Control the infrastructure
The person who controls the platform controls the business. After a cofounder dissolution where a partner put his name on the LLC but contributed nothing, the leverage assessment was clear: the person who owns the social media accounts, email lists, domains, ticketing contracts, and Posh exclusivity deal holds all the cards.
The partner had a bank account with roughly $1,000 in it. The operator owned every digital asset. The dissolution was clean because there was nothing to fight over — the infrastructure was never shared.
Lesson: own everything digital from day one. Accounts, domains, databases, contracts. Give collaborators access, not ownership. When things go wrong — and they will — infrastructure ownership is the only leverage that matters.
The 5-investigation record
Since the first events in SoHo, the operation has been a target of swatting by rival promoters and online trolls. Five investigations before the first actual charge. The charge came at the 37th event: arrested alongside a staff member, held for 12 hours, charged with felony possession — despite neither the operation, the venue owner, nor any staff member bringing narcotics.
Only 5 out of 150 attendees asked for refunds after the arrest. Community loyalty held through the worst possible outcome. That retention rate is the real metric of whether the cancel campaigns worked. They didn’t.

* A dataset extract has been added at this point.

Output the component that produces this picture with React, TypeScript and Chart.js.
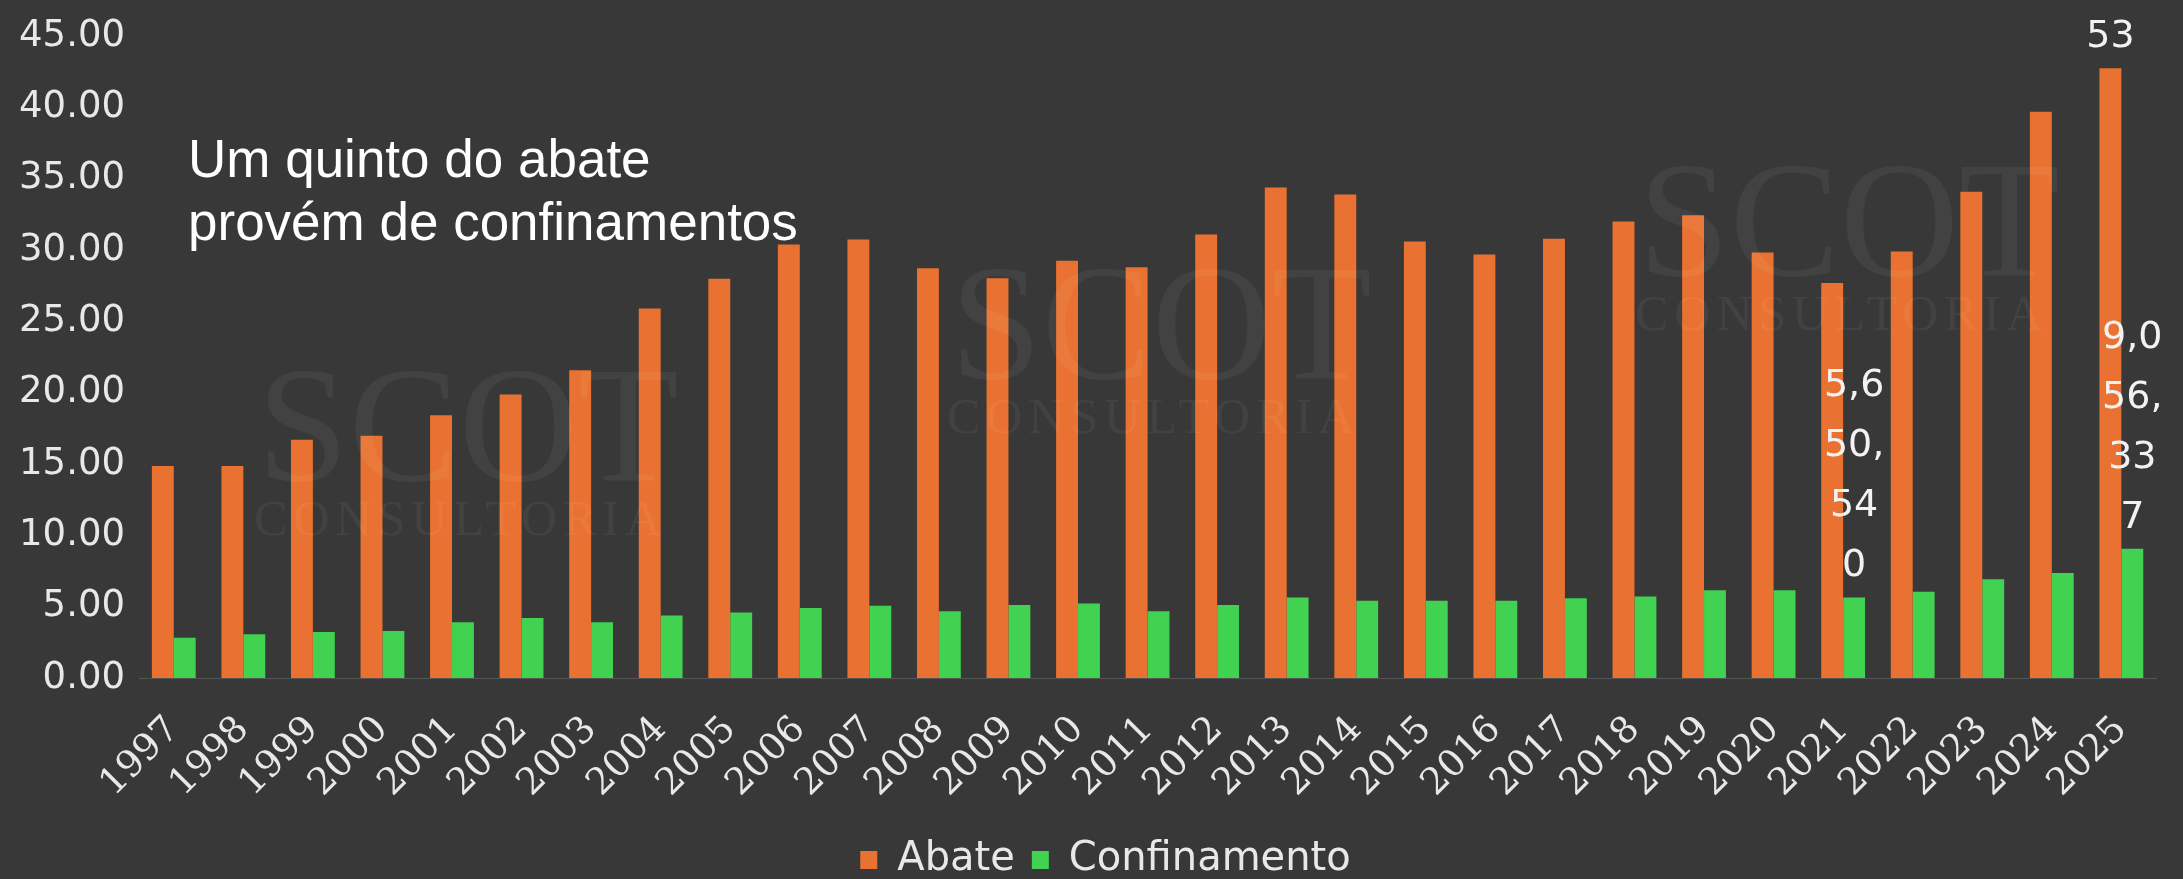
import React, { useEffect, useRef } from "react";
import { Chart, registerables } from "chart.js";

Chart.register(...registerables);

const years = [
  "1997", "1998", "1999", "2000", "2001", "2002", "2003", "2004", "2005", "2006",
  "2007", "2008", "2009", "2010", "2011", "2012", "2013", "2014", "2015", "2016",
  "2017", "2018", "2019", "2020", "2021", "2022", "2023", "2024", "2025",
];

const abate = [
  14.86, 14.86, 16.71, 16.99, 18.43, 19.88, 21.57, 25.9, 27.99, 30.4,
  30.74, 28.73, 28.03, 29.26, 28.8, 31.1, 34.4, 33.9, 30.6, 29.7,
  30.8, 32.0, 32.45, 29.84, 27.69, 29.9, 34.1, 39.7, 42.75,
];

const confinamento = [
  2.82, 3.06, 3.22, 3.29, 3.91, 4.21, 3.91, 4.38, 4.6, 4.91,
  5.07, 4.68, 5.11, 5.23, 4.68, 5.11, 5.65, 5.42, 5.42, 5.42,
  5.6, 5.72, 6.15, 6.15, 5.65, 6.05, 6.92, 7.36, 9.056,
];

const seriesNames = ["Abate", "Confinamento"];

// value labels shown in the picture (wrapped in a narrow column)
const abateLabelText: Record<string, string> = { "2025": "53" };
const confLabelText: Record<string, string> = { "2021": "5,650,540", "2025": "9,056,337" };

const noteLines = ["Um quinto do abate", "provém de confinamentos"];
const watermarkWords = ["SCOT", "CONSULTORIA"];

const BG = "#383838";
const ORANGE = "#E97232";
const GREEN = "#40D250";
const TEXT = "#e8e8e8";

function wrapLabel(ctx: CanvasRenderingContext2D, text: string, maxW: number): string[] {
  const lines: string[] = [];
  let cur = "";
  for (const ch of text) {
    const t = cur + ch;
    if (cur && ctx.measureText(t).width > maxW) {
      lines.push(cur);
      cur = ch;
    } else {
      cur = t;
    }
  }
  if (cur) lines.push(cur);
  return lines;
}

const legendShiftPlugin = {
  id: "legendShift",
  afterLayout(chart: any) {
    if (chart.legend) {
      chart.legend.left += 21;
      chart.legend.right += 21;
    }
  },
};

const overlayPlugin = {
  id: "overlay",
  afterDatasetsDraw(chart: any) {
    const ctx: CanvasRenderingContext2D = chart.ctx;
    // watermark
    ctx.save();
    ctx.fillStyle = "rgba(255,255,255,0.05)";
    ctx.textAlign = "left";
    ctx.textBaseline = "alphabetic";
    const spots = [
      [257, 480],
      [950, 378],
      [1638, 275],
    ];
    for (const [x, y] of spots) {
      ctx.font = '165px "Liberation Serif"';
      (ctx as any).letterSpacing = "0px";
      ctx.fillText(watermarkWords[0], x, y);
      ctx.font = '50px "Liberation Serif"';
      (ctx as any).letterSpacing = "6px";
      ctx.fillText(watermarkWords[1], x - 3, y + 55);
    }
    (ctx as any).letterSpacing = "0px";
    ctx.restore();

    // data labels
    ctx.save();
    ctx.font = '38px "DejaVu Sans"';
    ctx.fillStyle = "#f2f2f2";
    ctx.textAlign = "center";
    ctx.textBaseline = "middle";
    const sets = [abateLabelText, confLabelText];
    chart.data.datasets.forEach((_ds: any, di: number) => {
      const meta = chart.getDatasetMeta(di);
      const map = sets[di];
      meta.data.forEach((el: any, i: number) => {
        const txt = map[chart.data.labels[i]];
        if (!txt) return;
        const lines = wrapLabel(ctx, txt, 66);
        const { x, y } = el.getProps(["x", "y"], true);
        lines.forEach((ln, k) => {
          ctx.fillText(ln, x, y - 31 - (lines.length - 1 - k) * 60);
        });
      });
    });
    ctx.restore();
  },
  afterDraw(chart: any) {
    const ctx: CanvasRenderingContext2D = chart.ctx;
    ctx.save();
    ctx.font = '53px "Liberation Sans"';
    ctx.fillStyle = "#ffffff";
    ctx.textAlign = "left";
    ctx.textBaseline = "alphabetic";
    noteLines.forEach((ln, k) => ctx.fillText(ln, 188, 177 + k * 63));
    ctx.restore();
  },
};

export default function App() {
  const ref = useRef<HTMLCanvasElement>(null);

  useEffect(() => {
    if (!ref.current) return;
    const chart = new Chart(ref.current, {
      type: "bar",
      data: {
        labels: years,
        datasets: [
          {
            label: seriesNames[0],
            data: abate,
            backgroundColor: ORANGE,
            borderWidth: 0,
            barPercentage: 1,
            categoryPercentage: 0.63,
          },
          {
            label: seriesNames[1],
            data: confinamento,
            backgroundColor: GREEN,
            borderWidth: 0,
            barPercentage: 1,
            categoryPercentage: 0.63,
          },
        ],
      },
      options: {
        responsive: false,
        animation: false,
        layout: { padding: { left: 0, right: 14, top: 30, bottom: 0 } },
        plugins: {
          tooltip: { enabled: false },
          legend: {
            position: "bottom",
            labels: {
              color: TEXT,
              font: { family: "DejaVu Sans", size: 40 },
              boxWidth: 17,
              boxHeight: 18,
              padding: 17,
            },
          },
        },
        scales: {
          x: {
            grid: { display: false, drawTicks: false },
            border: { display: true, color: "#555555", width: 1 },
            ticks: {
              autoSkip: false,
              minRotation: 45,
              maxRotation: 45,
              padding: 30,
              color: TEXT,
              font: { family: "DejaVu Serif", size: 37 },
            },
            afterFit: (s: any) => {
              s.height = 145;
            },
          },
          y: {
            min: 0,
            max: 45,
            grid: { display: false, drawTicks: false },
            border: { display: false },
            ticks: {
              stepSize: 5,
              padding: 14,
              color: TEXT,
              font: { family: "DejaVu Sans", size: 37 },
              callback: (v: any) => Number(v).toFixed(2),
            },
            afterFit: (s: any) => {
              s.width = 139;
            },
          },
        },
      },
      plugins: [legendShiftPlugin, overlayPlugin],
    } as any);
    return () => chart.destroy();
  }, []);

  return (
    <div
      style={{
        position: "fixed",
        left: 0,
        top: 0,
        width: 2183,
        height: 879,
        overflow: "hidden",
        background: BG,
      }}
    >
      <canvas ref={ref} width={2183} height={890} style={{ display: "block", width: 2183, height: 890 }} />
    </div>
  );
}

The pivot, not the retreat
After the arrest, the strategic pivot was clear: move to legal venues even if the hours are shorter. Invest in legal protection. Hire security that understands the law. The pivot wasn’t a retreat from the brand — it was an upgrade in operational maturity forced by a crisis.
The formula that emerged: underground, not unhinged. Dark, not hostile. Intense, not reckless. Selective, not exclusionary. Protect the room, the artists, and the energy.
Cancel campaigns test whether the thing you built is real or fragile. If it’s built on community loyalty and owned infrastructure, the attacks make it stronger. If it’s built on platform-dependent attention, a single bad week can end it. Build the kind of thing that survives.